## DATA LINES
___

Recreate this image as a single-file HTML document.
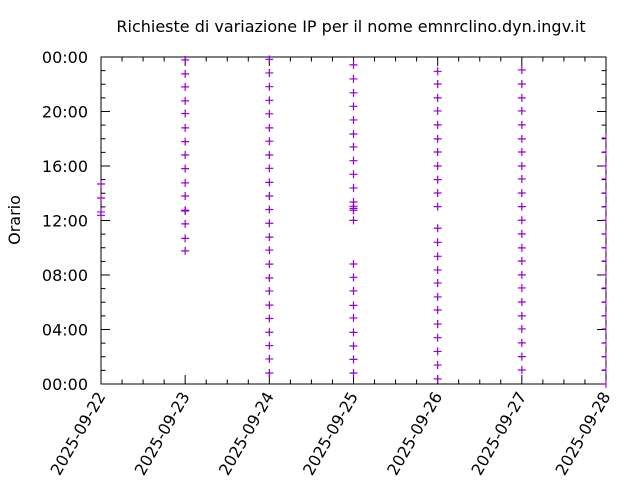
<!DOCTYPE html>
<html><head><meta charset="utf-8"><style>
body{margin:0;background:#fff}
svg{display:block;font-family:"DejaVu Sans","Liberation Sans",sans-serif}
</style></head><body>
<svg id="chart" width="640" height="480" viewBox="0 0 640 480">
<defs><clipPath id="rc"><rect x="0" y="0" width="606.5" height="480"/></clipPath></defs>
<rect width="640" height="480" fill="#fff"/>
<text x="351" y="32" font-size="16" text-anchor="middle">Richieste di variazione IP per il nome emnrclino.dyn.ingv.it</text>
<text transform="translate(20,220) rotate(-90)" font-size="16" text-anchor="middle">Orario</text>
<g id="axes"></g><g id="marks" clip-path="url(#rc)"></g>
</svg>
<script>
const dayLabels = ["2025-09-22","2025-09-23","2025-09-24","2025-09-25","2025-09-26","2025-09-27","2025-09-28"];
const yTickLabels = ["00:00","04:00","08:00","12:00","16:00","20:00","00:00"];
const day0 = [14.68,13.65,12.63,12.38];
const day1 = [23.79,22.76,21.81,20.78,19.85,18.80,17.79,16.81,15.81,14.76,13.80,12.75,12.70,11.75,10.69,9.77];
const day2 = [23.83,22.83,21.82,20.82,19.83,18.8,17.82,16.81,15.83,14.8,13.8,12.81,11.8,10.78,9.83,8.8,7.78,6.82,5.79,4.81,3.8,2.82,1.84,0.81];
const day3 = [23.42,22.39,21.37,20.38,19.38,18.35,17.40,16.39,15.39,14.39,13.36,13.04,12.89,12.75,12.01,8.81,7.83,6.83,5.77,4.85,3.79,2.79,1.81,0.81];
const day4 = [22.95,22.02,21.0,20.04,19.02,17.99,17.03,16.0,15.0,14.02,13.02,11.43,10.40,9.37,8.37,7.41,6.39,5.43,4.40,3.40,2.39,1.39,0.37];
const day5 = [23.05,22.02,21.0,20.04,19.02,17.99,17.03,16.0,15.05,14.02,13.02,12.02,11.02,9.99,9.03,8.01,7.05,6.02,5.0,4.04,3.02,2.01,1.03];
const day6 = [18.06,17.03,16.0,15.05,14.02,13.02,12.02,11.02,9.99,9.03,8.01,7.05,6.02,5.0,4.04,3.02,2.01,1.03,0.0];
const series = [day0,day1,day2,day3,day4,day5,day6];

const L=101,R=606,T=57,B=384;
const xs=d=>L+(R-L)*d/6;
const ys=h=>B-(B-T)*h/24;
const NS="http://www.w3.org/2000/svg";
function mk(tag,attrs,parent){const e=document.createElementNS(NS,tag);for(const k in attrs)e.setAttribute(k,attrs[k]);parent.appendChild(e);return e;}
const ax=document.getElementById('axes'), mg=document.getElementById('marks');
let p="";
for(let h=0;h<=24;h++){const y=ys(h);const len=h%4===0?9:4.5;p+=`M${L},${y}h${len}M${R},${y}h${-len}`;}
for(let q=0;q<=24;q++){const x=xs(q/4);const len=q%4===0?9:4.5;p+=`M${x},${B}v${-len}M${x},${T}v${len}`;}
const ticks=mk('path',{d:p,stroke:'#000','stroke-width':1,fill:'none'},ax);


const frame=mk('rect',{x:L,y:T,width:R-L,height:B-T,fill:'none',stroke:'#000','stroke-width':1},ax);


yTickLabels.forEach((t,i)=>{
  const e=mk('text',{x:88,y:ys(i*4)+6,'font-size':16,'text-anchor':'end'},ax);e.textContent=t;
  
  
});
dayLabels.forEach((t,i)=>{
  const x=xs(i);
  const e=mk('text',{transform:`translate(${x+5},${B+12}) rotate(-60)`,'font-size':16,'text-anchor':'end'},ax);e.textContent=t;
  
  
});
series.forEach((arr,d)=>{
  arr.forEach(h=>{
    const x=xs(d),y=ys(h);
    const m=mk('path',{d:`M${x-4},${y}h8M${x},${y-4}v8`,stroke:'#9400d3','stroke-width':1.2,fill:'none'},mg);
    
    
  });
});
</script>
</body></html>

___

## OBJECTIVE
Only lines belong in the copy: transcribe those from the start of the data through the line that contains "const series = [day0,day1,day2,day3,day4,day5,day6];", and skip the pictures.

## RESULT OF THIS EXERCISE
Recreate this image as a single-file HTML document.
<!DOCTYPE html>
<html><head><meta charset="utf-8"><style>
body{margin:0;background:#fff}
svg{display:block;font-family:"DejaVu Sans","Liberation Sans",sans-serif}
</style></head><body>
<svg id="chart" width="640" height="480" viewBox="0 0 640 480">
<defs><clipPath id="rc"><rect x="0" y="0" width="606.5" height="480"/></clipPath></defs>
<rect width="640" height="480" fill="#fff"/>
<text x="351" y="32" font-size="16" text-anchor="middle">Richieste di variazione IP per il nome emnrclino.dyn.ingv.it</text>
<text transform="translate(20,220) rotate(-90)" font-size="16" text-anchor="middle">Orario</text>
<g id="axes"></g><g id="marks" clip-path="url(#rc)"></g>
</svg>
<script>
const dayLabels = ["2025-09-22","2025-09-23","2025-09-24","2025-09-25","2025-09-26","2025-09-27","2025-09-28"];
const yTickLabels = ["00:00","04:00","08:00","12:00","16:00","20:00","00:00"];
const day0 = [14.68,13.65,12.63,12.38];
const day1 = [23.79,22.76,21.81,20.78,19.85,18.80,17.79,16.81,15.81,14.76,13.80,12.75,12.70,11.75,10.69,9.77];
const day2 = [23.83,22.83,21.82,20.82,19.83,18.8,17.82,16.81,15.83,14.8,13.8,12.81,11.8,10.78,9.83,8.8,7.78,6.82,5.79,4.81,3.8,2.82,1.84,0.81];
const day3 = [23.42,22.39,21.37,20.38,19.38,18.35,17.40,16.39,15.39,14.39,13.36,13.04,12.89,12.75,12.01,8.81,7.83,6.83,5.77,4.85,3.79,2.79,1.81,0.81];
const day4 = [22.95,22.02,21.0,20.04,19.02,17.99,17.03,16.0,15.0,14.02,13.02,11.43,10.40,9.37,8.37,7.41,6.39,5.43,4.40,3.40,2.39,1.39,0.37];
const day5 = [23.05,22.02,21.0,20.04,19.02,17.99,17.03,16.0,15.05,14.02,13.02,12.02,11.02,9.99,9.03,8.01,7.05,6.02,5.0,4.04,3.02,2.01,1.03];
const day6 = [18.06,17.03,16.0,15.05,14.02,13.02,12.02,11.02,9.99,9.03,8.01,7.05,6.02,5.0,4.04,3.02,2.01,1.03,0.0];
const series = [day0,day1,day2,day3,day4,day5,day6];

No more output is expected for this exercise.